**To do:** Leave out every picture, then transcribe the rest of the listing exactly.

**Dataset rows:**
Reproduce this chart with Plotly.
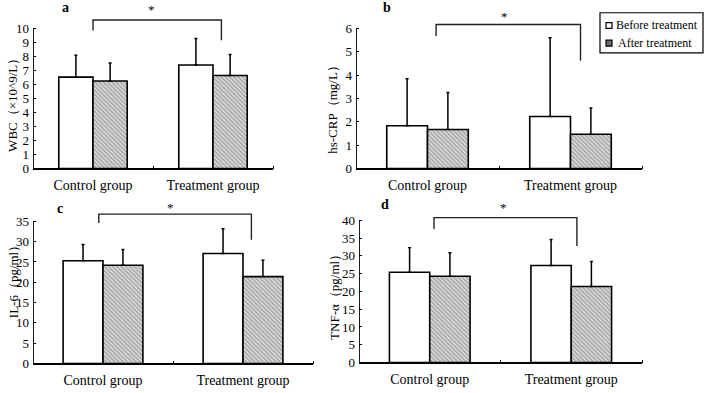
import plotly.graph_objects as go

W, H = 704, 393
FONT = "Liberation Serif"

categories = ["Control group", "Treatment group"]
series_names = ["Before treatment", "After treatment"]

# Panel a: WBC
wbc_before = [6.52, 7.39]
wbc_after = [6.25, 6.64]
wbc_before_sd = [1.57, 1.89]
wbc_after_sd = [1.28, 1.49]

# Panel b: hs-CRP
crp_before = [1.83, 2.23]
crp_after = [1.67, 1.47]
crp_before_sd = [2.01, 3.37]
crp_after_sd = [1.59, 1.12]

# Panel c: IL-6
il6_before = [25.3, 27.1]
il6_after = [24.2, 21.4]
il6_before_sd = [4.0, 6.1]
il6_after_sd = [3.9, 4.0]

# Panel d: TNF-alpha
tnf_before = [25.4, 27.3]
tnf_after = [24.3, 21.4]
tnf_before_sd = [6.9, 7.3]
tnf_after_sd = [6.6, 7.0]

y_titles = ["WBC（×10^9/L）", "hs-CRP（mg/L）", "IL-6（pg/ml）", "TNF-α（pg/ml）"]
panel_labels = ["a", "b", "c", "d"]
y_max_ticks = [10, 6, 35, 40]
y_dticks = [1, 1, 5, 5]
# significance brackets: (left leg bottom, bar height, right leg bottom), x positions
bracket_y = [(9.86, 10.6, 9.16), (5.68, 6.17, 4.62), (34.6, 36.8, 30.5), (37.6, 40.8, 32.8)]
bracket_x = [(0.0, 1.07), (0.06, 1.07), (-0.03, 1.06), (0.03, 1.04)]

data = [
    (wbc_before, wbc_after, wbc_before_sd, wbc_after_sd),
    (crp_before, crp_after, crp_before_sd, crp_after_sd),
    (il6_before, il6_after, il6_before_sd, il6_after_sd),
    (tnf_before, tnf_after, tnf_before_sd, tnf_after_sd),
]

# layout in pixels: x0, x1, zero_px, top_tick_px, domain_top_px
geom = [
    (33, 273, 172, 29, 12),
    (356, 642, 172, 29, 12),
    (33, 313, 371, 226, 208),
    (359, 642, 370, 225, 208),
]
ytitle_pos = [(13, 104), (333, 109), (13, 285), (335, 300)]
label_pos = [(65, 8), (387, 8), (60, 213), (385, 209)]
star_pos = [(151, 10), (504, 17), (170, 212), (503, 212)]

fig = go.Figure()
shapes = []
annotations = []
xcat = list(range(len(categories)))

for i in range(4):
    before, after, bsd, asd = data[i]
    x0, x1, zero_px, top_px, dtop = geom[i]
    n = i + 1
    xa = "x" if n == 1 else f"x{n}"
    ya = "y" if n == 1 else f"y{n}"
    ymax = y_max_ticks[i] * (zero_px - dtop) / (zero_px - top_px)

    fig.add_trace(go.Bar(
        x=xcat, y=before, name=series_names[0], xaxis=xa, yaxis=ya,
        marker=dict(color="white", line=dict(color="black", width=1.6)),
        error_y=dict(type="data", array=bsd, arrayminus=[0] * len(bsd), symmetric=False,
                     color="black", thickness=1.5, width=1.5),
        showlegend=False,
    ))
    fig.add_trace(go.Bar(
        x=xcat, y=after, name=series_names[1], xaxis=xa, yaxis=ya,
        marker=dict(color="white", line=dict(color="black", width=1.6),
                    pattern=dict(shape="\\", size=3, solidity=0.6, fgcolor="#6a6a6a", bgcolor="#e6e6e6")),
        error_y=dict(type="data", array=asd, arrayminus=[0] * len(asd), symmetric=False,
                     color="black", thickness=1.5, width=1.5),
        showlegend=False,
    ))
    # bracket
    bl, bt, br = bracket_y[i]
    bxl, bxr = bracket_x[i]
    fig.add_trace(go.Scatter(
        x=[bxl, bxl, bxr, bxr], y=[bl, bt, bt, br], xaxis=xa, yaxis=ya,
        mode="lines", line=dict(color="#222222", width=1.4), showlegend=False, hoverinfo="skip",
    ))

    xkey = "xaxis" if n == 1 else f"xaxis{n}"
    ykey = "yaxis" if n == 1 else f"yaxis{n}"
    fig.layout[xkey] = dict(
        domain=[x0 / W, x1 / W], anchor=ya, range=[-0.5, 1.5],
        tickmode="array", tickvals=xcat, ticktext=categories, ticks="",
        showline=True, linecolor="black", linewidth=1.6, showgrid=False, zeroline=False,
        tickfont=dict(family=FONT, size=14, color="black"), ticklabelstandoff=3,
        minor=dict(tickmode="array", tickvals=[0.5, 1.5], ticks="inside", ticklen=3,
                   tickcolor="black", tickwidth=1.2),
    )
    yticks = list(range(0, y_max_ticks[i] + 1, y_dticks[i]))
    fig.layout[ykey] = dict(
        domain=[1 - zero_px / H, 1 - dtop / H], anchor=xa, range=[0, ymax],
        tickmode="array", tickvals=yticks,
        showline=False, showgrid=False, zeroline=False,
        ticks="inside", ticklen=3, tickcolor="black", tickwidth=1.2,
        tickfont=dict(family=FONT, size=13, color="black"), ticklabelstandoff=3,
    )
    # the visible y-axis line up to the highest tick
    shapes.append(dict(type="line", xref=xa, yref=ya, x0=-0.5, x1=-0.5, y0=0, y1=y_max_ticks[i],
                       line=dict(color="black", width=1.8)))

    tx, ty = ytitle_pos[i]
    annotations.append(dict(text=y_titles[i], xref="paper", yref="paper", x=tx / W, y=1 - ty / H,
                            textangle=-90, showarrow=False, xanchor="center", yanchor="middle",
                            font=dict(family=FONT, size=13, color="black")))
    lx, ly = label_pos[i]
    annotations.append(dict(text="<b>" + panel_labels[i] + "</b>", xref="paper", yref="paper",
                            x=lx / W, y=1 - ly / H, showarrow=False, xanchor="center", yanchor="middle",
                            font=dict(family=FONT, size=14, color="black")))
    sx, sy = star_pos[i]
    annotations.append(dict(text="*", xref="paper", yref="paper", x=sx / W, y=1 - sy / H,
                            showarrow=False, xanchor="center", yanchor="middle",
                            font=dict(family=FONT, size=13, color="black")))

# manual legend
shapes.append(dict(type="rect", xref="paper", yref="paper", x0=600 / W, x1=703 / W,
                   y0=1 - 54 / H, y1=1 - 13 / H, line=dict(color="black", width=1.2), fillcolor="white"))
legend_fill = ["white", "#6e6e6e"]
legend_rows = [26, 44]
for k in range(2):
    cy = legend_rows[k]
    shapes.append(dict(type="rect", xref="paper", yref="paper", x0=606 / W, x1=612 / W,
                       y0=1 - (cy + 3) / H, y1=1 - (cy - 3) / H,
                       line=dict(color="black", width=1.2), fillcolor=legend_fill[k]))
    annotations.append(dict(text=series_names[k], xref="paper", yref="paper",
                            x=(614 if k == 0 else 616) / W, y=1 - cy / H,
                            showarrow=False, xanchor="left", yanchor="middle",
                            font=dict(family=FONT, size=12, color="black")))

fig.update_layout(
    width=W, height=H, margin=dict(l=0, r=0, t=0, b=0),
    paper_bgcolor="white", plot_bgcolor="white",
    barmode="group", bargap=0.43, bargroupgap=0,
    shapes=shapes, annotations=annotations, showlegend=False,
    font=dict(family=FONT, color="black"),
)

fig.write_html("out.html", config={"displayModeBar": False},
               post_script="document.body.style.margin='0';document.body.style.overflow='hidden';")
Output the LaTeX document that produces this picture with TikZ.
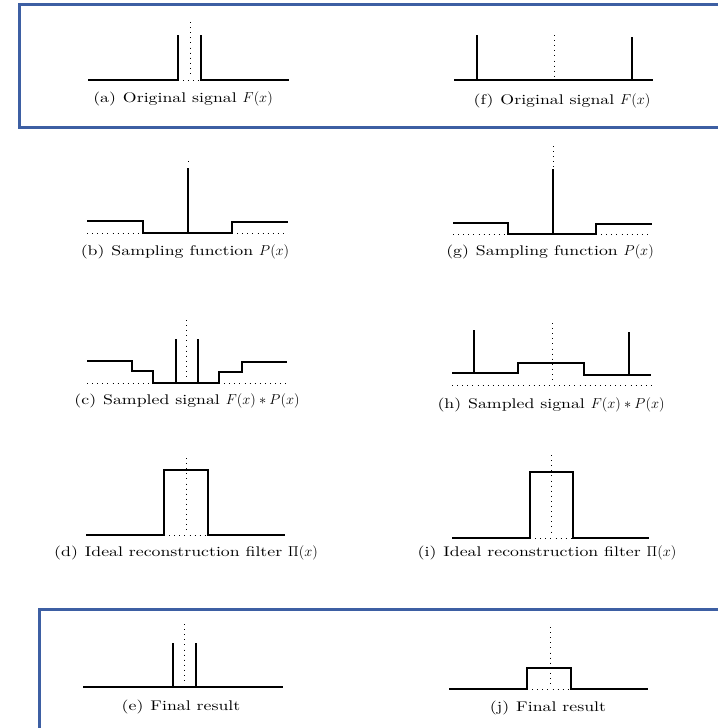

**Solution to this task:**
Reproduce this chart with Plotly.
import plotly.graph_objects as go

W, H = 704, 393
FONT = "Liberation Serif"

categories = ["Control group", "Treatment group"]
series_names = ["Before treatment", "After treatment"]

# Panel a: WBC
wbc_before = [6.52, 7.39]
wbc_after = [6.25, 6.64]
wbc_before_sd = [1.57, 1.89]
wbc_after_sd = [1.28, 1.49]

# Panel b: hs-CRP
crp_before = [1.83, 2.23]
crp_after = [1.67, 1.47]
crp_before_sd = [2.01, 3.37]
crp_after_sd = [1.59, 1.12]

# Panel c: IL-6
il6_before = [25.3, 27.1]
il6_after = [24.2, 21.4]
il6_before_sd = [4.0, 6.1]
il6_after_sd = [3.9, 4.0]

# Panel d: TNF-alpha
tnf_before = [25.4, 27.3]
tnf_after = [24.3, 21.4]
tnf_before_sd = [6.9, 7.3]
tnf_after_sd = [6.6, 7.0]

y_titles = ["WBC（×10^9/L）", "hs-CRP（mg/L）", "IL-6（pg/ml）", "TNF-α（pg/ml）"]
panel_labels = ["a", "b", "c", "d"]
y_max_ticks = [10, 6, 35, 40]
y_dticks = [1, 1, 5, 5]
# significance brackets: (left leg bottom, bar height, right leg bottom), x positions
bracket_y = [(9.86, 10.6, 9.16), (5.68, 6.17, 4.62), (34.6, 36.8, 30.5), (37.6, 40.8, 32.8)]
bracket_x = [(0.0, 1.07), (0.06, 1.07), (-0.03, 1.06), (0.03, 1.04)]

data = [
    (wbc_before, wbc_after, wbc_before_sd, wbc_after_sd),
    (crp_before, crp_after, crp_before_sd, crp_after_sd),
    (il6_before, il6_after, il6_before_sd, il6_after_sd),
    (tnf_before, tnf_after, tnf_before_sd, tnf_after_sd),
]

# layout in pixels: x0, x1, zero_px, top_tick_px, domain_top_px
geom = [
    (33, 273, 172, 29, 12),
    (356, 642, 172, 29, 12),
    (33, 313, 371, 226, 208),
    (359, 642, 370, 225, 208),
]
ytitle_pos = [(13, 104), (333, 109), (13, 285), (335, 300)]
label_pos = [(65, 8), (387, 8), (60, 213), (385, 209)]
star_pos = [(151, 10), (504, 17), (170, 212), (503, 212)]

fig = go.Figure()
shapes = []
annotations = []
xcat = list(range(len(categories)))

for i in range(4):
    before, after, bsd, asd = data[i]
    x0, x1, zero_px, top_px, dtop = geom[i]
    n = i + 1
    xa = "x" if n == 1 else f"x{n}"
    ya = "y" if n == 1 else f"y{n}"
    ymax = y_max_ticks[i] * (zero_px - dtop) / (zero_px - top_px)

    fig.add_trace(go.Bar(
        x=xcat, y=before, name=series_names[0], xaxis=xa, yaxis=ya,
        marker=dict(color="white", line=dict(color="black", width=1.6)),
        error_y=dict(type="data", array=bsd, arrayminus=[0] * len(bsd), symmetric=False,
                     color="black", thickness=1.5, width=1.5),
        showlegend=False,
    ))
    fig.add_trace(go.Bar(
        x=xcat, y=after, name=series_names[1], xaxis=xa, yaxis=ya,
        marker=dict(color="white", line=dict(color="black", width=1.6),
                    pattern=dict(shape="\\", size=3, solidity=0.6, fgcolor="#6a6a6a", bgcolor="#e6e6e6")),
        error_y=dict(type="data", array=asd, arrayminus=[0] * len(asd), symmetric=False,
                     color="black", thickness=1.5, width=1.5),
        showlegend=False,
    ))
    # bracket
    bl, bt, br = bracket_y[i]
    bxl, bxr = bracket_x[i]
    fig.add_trace(go.Scatter(
        x=[bxl, bxl, bxr, bxr], y=[bl, bt, bt, br], xaxis=xa, yaxis=ya,
        mode="lines", line=dict(color="#222222", width=1.4), showlegend=False, hoverinfo="skip",
    ))

    xkey = "xaxis" if n == 1 else f"xaxis{n}"
    ykey = "yaxis" if n == 1 else f"yaxis{n}"
    fig.layout[xkey] = dict(
        domain=[x0 / W, x1 / W], anchor=ya, range=[-0.5, 1.5],
        tickmode="array", tickvals=xcat, ticktext=categories, ticks="",
        showline=True, linecolor="black", linewidth=1.6, showgrid=False, zeroline=False,
        tickfont=dict(family=FONT, size=14, color="black"), ticklabelstandoff=3,
        minor=dict(tickmode="array", tickvals=[0.5, 1.5], ticks="inside", ticklen=3,
                   tickcolor="black", tickwidth=1.2),
    )
    yticks = list(range(0, y_max_ticks[i] + 1, y_dticks[i]))
    fig.layout[ykey] = dict(
        domain=[1 - zero_px / H, 1 - dtop / H], anchor=xa, range=[0, ymax],
        tickmode="array", tickvals=yticks,
        showline=False, showgrid=False, zeroline=False,
        ticks="inside", ticklen=3, tickcolor="black", tickwidth=1.2,
        tickfont=dict(family=FONT, size=13, color="black"), ticklabelstandoff=3,
    )
    # the visible y-axis line up to the highest tick
    shapes.append(dict(type="line", xref=xa, yref=ya, x0=-0.5, x1=-0.5, y0=0, y1=y_max_ticks[i],
                       line=dict(color="black", width=1.8)))

    tx, ty = ytitle_pos[i]
    annotations.append(dict(text=y_titles[i], xref="paper", yref="paper", x=tx / W, y=1 - ty / H,
                            textangle=-90, showarrow=False, xanchor="center", yanchor="middle",
                            font=dict(family=FONT, size=13, color="black")))
    lx, ly = label_pos[i]
    annotations.append(dict(text="<b>" + panel_labels[i] + "</b>", xref="paper", yref="paper",
                            x=lx / W, y=1 - ly / H, showarrow=False, xanchor="center", yanchor="middle",
                            font=dict(family=FONT, size=14, color="black")))
    sx, sy = star_pos[i]
    annotations.append(dict(text="*", xref="paper", yref="paper", x=sx / W, y=1 - sy / H,
                            showarrow=False, xanchor="center", yanchor="middle",
                            font=dict(family=FONT, size=13, color="black")))

# manual legend
shapes.append(dict(type="rect", xref="paper", yref="paper", x0=600 / W, x1=703 / W,
                   y0=1 - 54 / H, y1=1 - 13 / H, line=dict(color="black", width=1.2), fillcolor="white"))
legend_fill = ["white", "#6e6e6e"]
legend_rows = [26, 44]
for k in range(2):
    cy = legend_rows[k]
    shapes.append(dict(type="rect", xref="paper", yref="paper", x0=606 / W, x1=612 / W,
                       y0=1 - (cy + 3) / H, y1=1 - (cy - 3) / H,
                       line=dict(color="black", width=1.2), fillcolor=legend_fill[k]))
    annotations.append(dict(text=series_names[k], xref="paper", yref="paper",
                            x=(614 if k == 0 else 616) / W, y=1 - cy / H,
                            showarrow=False, xanchor="left", yanchor="middle",
                            font=dict(family=FONT, size=12, color="black")))

fig.update_layout(
    width=W, height=H, margin=dict(l=0, r=0, t=0, b=0),
    paper_bgcolor="white", plot_bgcolor="white",
    barmode="group", bargap=0.43, bargroupgap=0,
    shapes=shapes, annotations=annotations, showlegend=False,
    font=dict(family=FONT, color="black"),
)

fig.write_html("out.html", config={"displayModeBar": False},
               post_script="document.body.style.margin='0';document.body.style.overflow='hidden';")
Output the LaTeX document that produces this picture with TikZ.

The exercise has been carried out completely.